About me

I’m an adjunct journalism professor at Quinnipiac University, where I’m also the university’s director of community programming, managing the university’s network of 40-plus podcasts. As a journalist with 15-plus years of experience reporting for NPR, Reveal from the Center for Investigative Reporting, the Sundance Institute, and other outlets, I’ve reported extensively on artificial intelligence, algorithmic decision-making, disability rights, and social justice movements. I’ve twice been named New England’s “Reporter of the Year” and was included in Connecticut Magazine’s “40 Under 40” list in 2015. I’m also a vice president for the Connecticut Foundation for Open Government, a board member of the Connecticut Council on Freedom of Information, a member of the Weaver Journalism & Media Pathway Advisory Board, and a frequent contributor to panels and discussions on journalism, technology and disabilities.

Prior to academia, I spent a decade as a journalist, covering disability-related topics, education, environmental issues, and the fight for social and racial justice.
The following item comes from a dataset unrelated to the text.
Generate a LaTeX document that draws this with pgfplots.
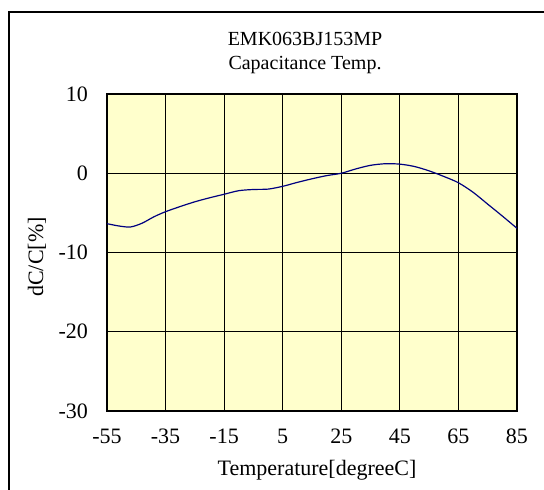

I started my career at The Central Virginian newspaper, covering my hometown of Goochland (yes, that’s a real place). I later worked at The Darien Times newspaper in Connecticut, before moving on to WNPR public radio in Hartford. My work has appeared on NPR, Reveal from the Center for Investigative Reporting, and in numerous newspapers. I’m a two-time “New England Reporter of the Year,” and in 2015, someone must have bribed Connecticut Magazine because somehow I ended up on their “40 Under 40” list. I’ll take it! And, as the legendary John Dankosky has said, I also “play a mean lead guitar.”
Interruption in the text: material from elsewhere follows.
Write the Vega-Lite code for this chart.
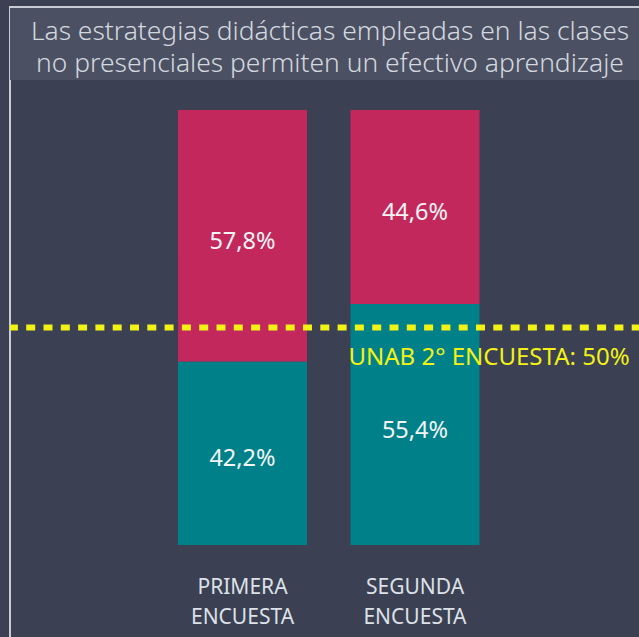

A native of central Virginia, my special education reporting in Darien, Connecticut, has been cited as one of the most comprehensive explorations of disability rights among children in the Unites States. Special education attorney Pete Wright said: “Since passage of the law in 1975, there has been no other reporter or journalist who has written so extensively about special education issues with such a positive impact as David DesRoches.”

I’ve also co-founded and co-managed a PR-based NGO in Ethiopia, where we traveled the country, telling people’s stories. In past lives I’ve tossed pizzas, taught journalism to high schoolers, built things out of wood, shucked oysters, tended bars, cleared trees felled from hurricanes, parked fancy cars, opened doors for country clubbers, and taught songwriting to people who use wheelchairs. I also make a mean Manhattan, with one part rye and one part bourbon. Yum.